* begin *

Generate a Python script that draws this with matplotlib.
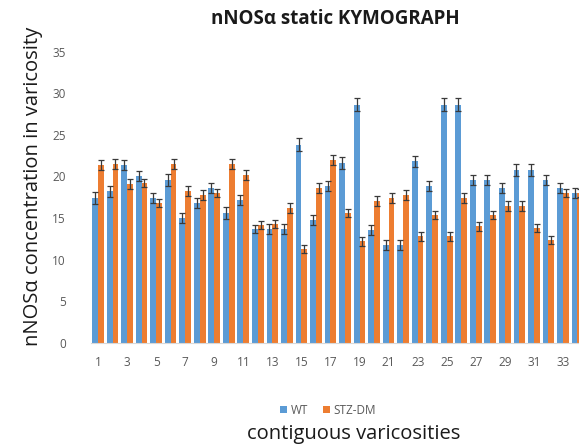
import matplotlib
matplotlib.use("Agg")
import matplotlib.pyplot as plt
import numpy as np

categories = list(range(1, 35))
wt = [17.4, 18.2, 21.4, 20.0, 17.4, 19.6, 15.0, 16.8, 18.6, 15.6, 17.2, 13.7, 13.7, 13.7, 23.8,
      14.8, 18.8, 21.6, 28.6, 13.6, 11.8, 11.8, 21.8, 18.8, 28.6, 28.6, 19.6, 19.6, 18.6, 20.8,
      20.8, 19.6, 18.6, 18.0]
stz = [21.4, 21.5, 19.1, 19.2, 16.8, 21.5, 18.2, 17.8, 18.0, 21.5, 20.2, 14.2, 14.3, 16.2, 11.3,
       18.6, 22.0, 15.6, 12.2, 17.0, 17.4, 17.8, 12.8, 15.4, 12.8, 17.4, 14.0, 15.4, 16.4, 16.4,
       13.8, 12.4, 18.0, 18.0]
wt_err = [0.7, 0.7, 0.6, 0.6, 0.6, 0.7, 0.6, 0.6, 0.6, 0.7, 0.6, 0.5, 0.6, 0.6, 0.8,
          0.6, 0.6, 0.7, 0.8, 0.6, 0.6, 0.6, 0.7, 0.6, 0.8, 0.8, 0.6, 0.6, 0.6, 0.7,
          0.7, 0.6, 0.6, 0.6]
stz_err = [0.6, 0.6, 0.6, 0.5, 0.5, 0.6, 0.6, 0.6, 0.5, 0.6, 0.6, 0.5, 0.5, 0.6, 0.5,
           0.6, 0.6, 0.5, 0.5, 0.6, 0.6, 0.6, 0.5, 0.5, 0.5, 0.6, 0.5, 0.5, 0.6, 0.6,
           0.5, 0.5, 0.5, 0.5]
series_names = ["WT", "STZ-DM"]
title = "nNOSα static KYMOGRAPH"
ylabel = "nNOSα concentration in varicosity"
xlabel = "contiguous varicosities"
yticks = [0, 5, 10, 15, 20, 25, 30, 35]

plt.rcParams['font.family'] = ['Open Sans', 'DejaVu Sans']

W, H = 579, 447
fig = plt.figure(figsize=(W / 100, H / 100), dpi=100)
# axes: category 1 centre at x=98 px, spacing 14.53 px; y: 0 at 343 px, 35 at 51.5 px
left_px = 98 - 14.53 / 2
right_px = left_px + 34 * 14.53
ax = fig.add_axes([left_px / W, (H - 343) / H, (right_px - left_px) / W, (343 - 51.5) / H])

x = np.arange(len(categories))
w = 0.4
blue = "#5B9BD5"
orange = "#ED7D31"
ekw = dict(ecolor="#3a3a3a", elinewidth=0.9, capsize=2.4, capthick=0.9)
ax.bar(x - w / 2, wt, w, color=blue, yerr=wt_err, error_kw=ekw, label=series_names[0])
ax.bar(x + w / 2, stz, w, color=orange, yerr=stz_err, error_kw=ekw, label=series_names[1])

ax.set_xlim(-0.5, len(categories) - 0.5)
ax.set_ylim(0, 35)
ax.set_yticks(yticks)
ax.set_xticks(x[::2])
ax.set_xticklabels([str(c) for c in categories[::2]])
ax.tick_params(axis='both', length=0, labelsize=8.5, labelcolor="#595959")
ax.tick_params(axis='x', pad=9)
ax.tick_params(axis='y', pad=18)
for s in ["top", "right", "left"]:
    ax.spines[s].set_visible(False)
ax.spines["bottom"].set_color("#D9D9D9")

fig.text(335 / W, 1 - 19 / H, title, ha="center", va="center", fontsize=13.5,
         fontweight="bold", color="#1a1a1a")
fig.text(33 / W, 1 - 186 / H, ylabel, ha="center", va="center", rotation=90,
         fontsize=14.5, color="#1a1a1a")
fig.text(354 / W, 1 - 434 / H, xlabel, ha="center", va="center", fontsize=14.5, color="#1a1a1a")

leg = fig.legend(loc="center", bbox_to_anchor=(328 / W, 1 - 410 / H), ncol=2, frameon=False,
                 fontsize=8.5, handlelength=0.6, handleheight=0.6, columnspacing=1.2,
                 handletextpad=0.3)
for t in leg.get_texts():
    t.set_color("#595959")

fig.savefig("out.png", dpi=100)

* end *

* _Aim_: Transcribe the opening line of the listing above, please, and every line after it through the line with "plt.rcParams['font.family'] = ['Open", word for word, without pictures.

* _Solution_:
Generate a Python script that draws this with matplotlib.
import matplotlib
matplotlib.use("Agg")
import matplotlib.pyplot as plt
import numpy as np

categories = list(range(1, 35))
wt = [17.4, 18.2, 21.4, 20.0, 17.4, 19.6, 15.0, 16.8, 18.6, 15.6, 17.2, 13.7, 13.7, 13.7, 23.8,
      14.8, 18.8, 21.6, 28.6, 13.6, 11.8, 11.8, 21.8, 18.8, 28.6, 28.6, 19.6, 19.6, 18.6, 20.8,
      20.8, 19.6, 18.6, 18.0]
stz = [21.4, 21.5, 19.1, 19.2, 16.8, 21.5, 18.2, 17.8, 18.0, 21.5, 20.2, 14.2, 14.3, 16.2, 11.3,
       18.6, 22.0, 15.6, 12.2, 17.0, 17.4, 17.8, 12.8, 15.4, 12.8, 17.4, 14.0, 15.4, 16.4, 16.4,
       13.8, 12.4, 18.0, 18.0]
wt_err = [0.7, 0.7, 0.6, 0.6, 0.6, 0.7, 0.6, 0.6, 0.6, 0.7, 0.6, 0.5, 0.6, 0.6, 0.8,
          0.6, 0.6, 0.7, 0.8, 0.6, 0.6, 0.6, 0.7, 0.6, 0.8, 0.8, 0.6, 0.6, 0.6, 0.7,
          0.7, 0.6, 0.6, 0.6]
stz_err = [0.6, 0.6, 0.6, 0.5, 0.5, 0.6, 0.6, 0.6, 0.5, 0.6, 0.6, 0.5, 0.5, 0.6, 0.5,
           0.6, 0.6, 0.5, 0.5, 0.6, 0.6, 0.6, 0.5, 0.5, 0.5, 0.6, 0.5, 0.5, 0.6, 0.6,
           0.5, 0.5, 0.5, 0.5]
series_names = ["WT", "STZ-DM"]
title = "nNOSα static KYMOGRAPH"
ylabel = "nNOSα concentration in varicosity"
xlabel = "contiguous varicosities"
yticks = [0, 5, 10, 15, 20, 25, 30, 35]

plt.rcParams['font.family'] = ['Open Sans', 'DejaVu Sans']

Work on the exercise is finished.